Brief - Copy out every line exactly, passing over the pictures.

Recorded information -
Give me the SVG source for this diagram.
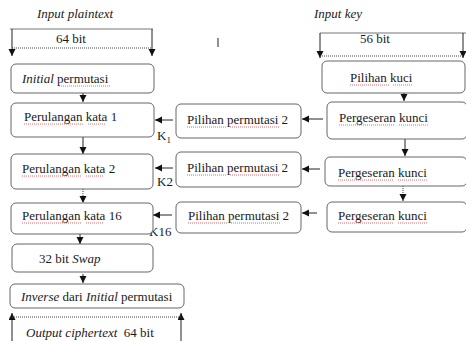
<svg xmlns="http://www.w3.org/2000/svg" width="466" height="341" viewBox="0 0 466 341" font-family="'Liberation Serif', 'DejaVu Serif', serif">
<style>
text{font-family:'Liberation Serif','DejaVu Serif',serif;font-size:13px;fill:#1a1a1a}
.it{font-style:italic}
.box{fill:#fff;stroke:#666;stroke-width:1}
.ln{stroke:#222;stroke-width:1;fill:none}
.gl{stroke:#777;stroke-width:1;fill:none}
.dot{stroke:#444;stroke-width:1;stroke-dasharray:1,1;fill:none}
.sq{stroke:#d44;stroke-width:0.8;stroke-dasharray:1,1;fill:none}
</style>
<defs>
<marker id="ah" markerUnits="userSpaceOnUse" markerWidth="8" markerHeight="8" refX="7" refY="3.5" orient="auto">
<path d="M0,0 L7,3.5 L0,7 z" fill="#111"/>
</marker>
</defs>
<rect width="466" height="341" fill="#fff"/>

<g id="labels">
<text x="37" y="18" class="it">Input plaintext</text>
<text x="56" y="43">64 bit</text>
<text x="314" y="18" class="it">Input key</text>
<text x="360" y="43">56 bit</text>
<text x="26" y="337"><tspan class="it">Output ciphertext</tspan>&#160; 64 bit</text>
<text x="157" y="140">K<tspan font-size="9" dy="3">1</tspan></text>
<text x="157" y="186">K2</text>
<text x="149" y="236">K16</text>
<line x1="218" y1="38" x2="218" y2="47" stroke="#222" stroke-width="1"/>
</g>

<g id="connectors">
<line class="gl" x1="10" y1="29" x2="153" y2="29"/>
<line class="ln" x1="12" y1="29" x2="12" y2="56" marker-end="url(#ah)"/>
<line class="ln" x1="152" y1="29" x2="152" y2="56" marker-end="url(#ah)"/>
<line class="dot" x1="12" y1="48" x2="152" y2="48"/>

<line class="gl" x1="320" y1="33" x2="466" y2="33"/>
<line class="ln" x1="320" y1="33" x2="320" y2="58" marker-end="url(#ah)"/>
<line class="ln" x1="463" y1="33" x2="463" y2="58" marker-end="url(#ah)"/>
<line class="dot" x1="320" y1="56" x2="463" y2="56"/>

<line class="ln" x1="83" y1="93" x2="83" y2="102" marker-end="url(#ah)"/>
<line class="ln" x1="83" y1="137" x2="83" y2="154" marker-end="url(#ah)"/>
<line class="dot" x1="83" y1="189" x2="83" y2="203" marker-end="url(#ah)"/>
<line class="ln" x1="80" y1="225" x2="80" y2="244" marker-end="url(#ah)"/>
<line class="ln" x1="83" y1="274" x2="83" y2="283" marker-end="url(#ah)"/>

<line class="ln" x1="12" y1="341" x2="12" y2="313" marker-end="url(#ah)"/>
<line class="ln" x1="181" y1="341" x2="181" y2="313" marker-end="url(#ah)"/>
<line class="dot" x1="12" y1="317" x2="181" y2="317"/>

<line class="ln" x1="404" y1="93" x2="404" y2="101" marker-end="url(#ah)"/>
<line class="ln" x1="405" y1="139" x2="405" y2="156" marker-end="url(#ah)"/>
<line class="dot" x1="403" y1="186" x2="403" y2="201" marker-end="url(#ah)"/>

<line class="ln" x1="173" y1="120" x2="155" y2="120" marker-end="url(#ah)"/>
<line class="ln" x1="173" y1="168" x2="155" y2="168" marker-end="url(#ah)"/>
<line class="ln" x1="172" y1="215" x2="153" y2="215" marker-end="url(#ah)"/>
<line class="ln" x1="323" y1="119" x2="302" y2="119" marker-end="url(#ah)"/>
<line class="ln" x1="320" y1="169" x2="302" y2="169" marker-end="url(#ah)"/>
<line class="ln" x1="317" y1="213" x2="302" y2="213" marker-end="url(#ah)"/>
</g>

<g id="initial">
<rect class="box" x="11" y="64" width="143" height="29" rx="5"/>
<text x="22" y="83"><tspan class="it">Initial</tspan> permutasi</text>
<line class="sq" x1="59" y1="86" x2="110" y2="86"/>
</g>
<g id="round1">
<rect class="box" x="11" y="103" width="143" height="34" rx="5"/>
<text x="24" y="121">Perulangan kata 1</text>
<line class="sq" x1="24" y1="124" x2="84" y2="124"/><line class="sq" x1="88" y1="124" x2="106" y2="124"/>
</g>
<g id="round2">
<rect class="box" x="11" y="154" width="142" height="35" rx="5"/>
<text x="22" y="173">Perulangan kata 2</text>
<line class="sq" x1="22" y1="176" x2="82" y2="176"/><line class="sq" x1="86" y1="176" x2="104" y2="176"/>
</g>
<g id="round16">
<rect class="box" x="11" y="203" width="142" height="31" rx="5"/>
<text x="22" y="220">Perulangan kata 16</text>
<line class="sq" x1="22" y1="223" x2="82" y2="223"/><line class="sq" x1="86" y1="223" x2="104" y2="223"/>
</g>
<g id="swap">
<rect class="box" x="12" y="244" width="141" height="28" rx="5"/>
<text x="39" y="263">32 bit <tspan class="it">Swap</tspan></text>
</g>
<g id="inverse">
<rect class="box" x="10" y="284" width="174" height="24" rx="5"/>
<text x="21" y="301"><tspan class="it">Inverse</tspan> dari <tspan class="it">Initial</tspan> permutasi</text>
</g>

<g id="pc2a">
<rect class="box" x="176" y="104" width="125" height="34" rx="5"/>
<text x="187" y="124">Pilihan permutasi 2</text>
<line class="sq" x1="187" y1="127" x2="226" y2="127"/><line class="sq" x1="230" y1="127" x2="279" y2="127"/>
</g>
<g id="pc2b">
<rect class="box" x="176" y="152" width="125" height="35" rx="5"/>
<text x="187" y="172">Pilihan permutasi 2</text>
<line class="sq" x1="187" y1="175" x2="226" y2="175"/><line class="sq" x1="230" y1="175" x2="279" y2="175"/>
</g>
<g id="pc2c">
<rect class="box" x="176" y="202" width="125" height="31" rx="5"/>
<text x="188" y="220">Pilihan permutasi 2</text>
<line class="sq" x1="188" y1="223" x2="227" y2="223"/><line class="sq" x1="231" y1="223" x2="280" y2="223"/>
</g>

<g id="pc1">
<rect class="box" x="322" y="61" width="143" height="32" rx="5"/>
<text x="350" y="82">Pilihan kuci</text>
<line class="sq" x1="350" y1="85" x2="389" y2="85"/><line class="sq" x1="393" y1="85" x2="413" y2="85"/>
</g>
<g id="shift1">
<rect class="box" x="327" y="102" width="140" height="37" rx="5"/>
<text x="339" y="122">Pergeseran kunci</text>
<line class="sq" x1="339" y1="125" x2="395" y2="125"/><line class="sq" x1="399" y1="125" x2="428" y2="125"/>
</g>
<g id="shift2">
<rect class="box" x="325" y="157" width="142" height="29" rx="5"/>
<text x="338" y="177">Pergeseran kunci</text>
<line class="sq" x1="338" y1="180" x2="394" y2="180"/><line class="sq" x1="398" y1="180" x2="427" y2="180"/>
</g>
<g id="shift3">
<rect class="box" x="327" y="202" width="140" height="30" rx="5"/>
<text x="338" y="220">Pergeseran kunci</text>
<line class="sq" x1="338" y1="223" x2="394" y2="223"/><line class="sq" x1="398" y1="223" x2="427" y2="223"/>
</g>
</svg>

Response below -
Give me the SVG source for this diagram.
<svg xmlns="http://www.w3.org/2000/svg" width="466" height="341" viewBox="0 0 466 341" font-family="'Liberation Serif', 'DejaVu Serif', serif">
<style>
text{font-family:'Liberation Serif','DejaVu Serif',serif;font-size:13px;fill:#1a1a1a}
.it{font-style:italic}
.box{fill:#fff;stroke:#666;stroke-width:1}
.ln{stroke:#222;stroke-width:1;fill:none}
.gl{stroke:#777;stroke-width:1;fill:none}
.dot{stroke:#444;stroke-width:1;stroke-dasharray:1,1;fill:none}
.sq{stroke:#d44;stroke-width:0.8;stroke-dasharray:1,1;fill:none}
</style>
<defs>
<marker id="ah" markerUnits="userSpaceOnUse" markerWidth="8" markerHeight="8" refX="7" refY="3.5" orient="auto">
<path d="M0,0 L7,3.5 L0,7 z" fill="#111"/>
</marker>
</defs>
<rect width="466" height="341" fill="#fff"/>

<g id="labels">
<text x="37" y="18" class="it">Input plaintext</text>
<text x="56" y="43">64 bit</text>
<text x="314" y="18" class="it">Input key</text>
<text x="360" y="43">56 bit</text>
<text x="26" y="337"><tspan class="it">Output ciphertext</tspan>&#160; 64 bit</text>
<text x="157" y="140">K<tspan font-size="9" dy="3">1</tspan></text>
<text x="157" y="186">K2</text>
<text x="149" y="236">K16</text>
<line x1="218" y1="38" x2="218" y2="47" stroke="#222" stroke-width="1"/>
</g>

<g id="connectors">
<line class="gl" x1="10" y1="29" x2="153" y2="29"/>
<line class="ln" x1="12" y1="29" x2="12" y2="56" marker-end="url(#ah)"/>
<line class="ln" x1="152" y1="29" x2="152" y2="56" marker-end="url(#ah)"/>
<line class="dot" x1="12" y1="48" x2="152" y2="48"/>

<line class="gl" x1="320" y1="33" x2="466" y2="33"/>
<line class="ln" x1="320" y1="33" x2="320" y2="58" marker-end="url(#ah)"/>
<line class="ln" x1="463" y1="33" x2="463" y2="58" marker-end="url(#ah)"/>
<line class="dot" x1="320" y1="56" x2="463" y2="56"/>

<line class="ln" x1="83" y1="93" x2="83" y2="102" marker-end="url(#ah)"/>
<line class="ln" x1="83" y1="137" x2="83" y2="154" marker-end="url(#ah)"/>
<line class="dot" x1="83" y1="189" x2="83" y2="203" marker-end="url(#ah)"/>
<line class="ln" x1="80" y1="225" x2="80" y2="244" marker-end="url(#ah)"/>
<line class="ln" x1="83" y1="274" x2="83" y2="283" marker-end="url(#ah)"/>

<line class="ln" x1="12" y1="341" x2="12" y2="313" marker-end="url(#ah)"/>
<line class="ln" x1="181" y1="341" x2="181" y2="313" marker-end="url(#ah)"/>
<line class="dot" x1="12" y1="317" x2="181" y2="317"/>

<line class="ln" x1="404" y1="93" x2="404" y2="101" marker-end="url(#ah)"/>
<line class="ln" x1="405" y1="139" x2="405" y2="156" marker-end="url(#ah)"/>
<line class="dot" x1="403" y1="186" x2="403" y2="201" marker-end="url(#ah)"/>

<line class="ln" x1="173" y1="120" x2="155" y2="120" marker-end="url(#ah)"/>
<line class="ln" x1="173" y1="168" x2="155" y2="168" marker-end="url(#ah)"/>
<line class="ln" x1="172" y1="215" x2="153" y2="215" marker-end="url(#ah)"/>
<line class="ln" x1="323" y1="119" x2="302" y2="119" marker-end="url(#ah)"/>
<line class="ln" x1="320" y1="169" x2="302" y2="169" marker-end="url(#ah)"/>
<line class="ln" x1="317" y1="213" x2="302" y2="213" marker-end="url(#ah)"/>
</g>

<g id="initial">
<rect class="box" x="11" y="64" width="143" height="29" rx="5"/>
<text x="22" y="83"><tspan class="it">Initial</tspan> permutasi</text>
<line class="sq" x1="59" y1="86" x2="110" y2="86"/>
</g>
<g id="round1">
<rect class="box" x="11" y="103" width="143" height="34" rx="5"/>
<text x="24" y="121">Perulangan kata 1</text>
<line class="sq" x1="24" y1="124" x2="84" y2="124"/><line class="sq" x1="88" y1="124" x2="106" y2="124"/>
</g>
<g id="round2">
<rect class="box" x="11" y="154" width="142" height="35" rx="5"/>
<text x="22" y="173">Perulangan kata 2</text>
<line class="sq" x1="22" y1="176" x2="82" y2="176"/><line class="sq" x1="86" y1="176" x2="104" y2="176"/>
</g>
<g id="round16">
<rect class="box" x="11" y="203" width="142" height="31" rx="5"/>
<text x="22" y="220">Perulangan kata 16</text>
<line class="sq" x1="22" y1="223" x2="82" y2="223"/><line class="sq" x1="86" y1="223" x2="104" y2="223"/>
</g>
<g id="swap">
<rect class="box" x="12" y="244" width="141" height="28" rx="5"/>
<text x="39" y="263">32 bit <tspan class="it">Swap</tspan></text>
</g>
<g id="inverse">
<rect class="box" x="10" y="284" width="174" height="24" rx="5"/>
<text x="21" y="301"><tspan class="it">Inverse</tspan> dari <tspan class="it">Initial</tspan> permutasi</text>
</g>

<g id="pc2a">
<rect class="box" x="176" y="104" width="125" height="34" rx="5"/>
<text x="187" y="124">Pilihan permutasi 2</text>
<line class="sq" x1="187" y1="127" x2="226" y2="127"/><line class="sq" x1="230" y1="127" x2="279" y2="127"/>
</g>
<g id="pc2b">
<rect class="box" x="176" y="152" width="125" height="35" rx="5"/>
<text x="187" y="172">Pilihan permutasi 2</text>
<line class="sq" x1="187" y1="175" x2="226" y2="175"/><line class="sq" x1="230" y1="175" x2="279" y2="175"/>
</g>
<g id="pc2c">
<rect class="box" x="176" y="202" width="125" height="31" rx="5"/>
<text x="188" y="220">Pilihan permutasi 2</text>
<line class="sq" x1="188" y1="223" x2="227" y2="223"/><line class="sq" x1="231" y1="223" x2="280" y2="223"/>
</g>

<g id="pc1">
<rect class="box" x="322" y="61" width="143" height="32" rx="5"/>
<text x="350" y="82">Pilihan kuci</text>
<line class="sq" x1="350" y1="85" x2="389" y2="85"/><line class="sq" x1="393" y1="85" x2="413" y2="85"/>
</g>
<g id="shift1">
<rect class="box" x="327" y="102" width="140" height="37" rx="5"/>
<text x="339" y="122">Pergeseran kunci</text>
<line class="sq" x1="339" y1="125" x2="395" y2="125"/><line class="sq" x1="399" y1="125" x2="428" y2="125"/>
</g>
<g id="shift2">
<rect class="box" x="325" y="157" width="142" height="29" rx="5"/>
<text x="338" y="177">Pergeseran kunci</text>
<line class="sq" x1="338" y1="180" x2="394" y2="180"/><line class="sq" x1="398" y1="180" x2="427" y2="180"/>
</g>
<g id="shift3">
<rect class="box" x="327" y="202" width="140" height="30" rx="5"/>
<text x="338" y="220">Pergeseran kunci</text>
<line class="sq" x1="338" y1="223" x2="394" y2="223"/><line class="sq" x1="398" y1="223" x2="427" y2="223"/>
</g>
</svg>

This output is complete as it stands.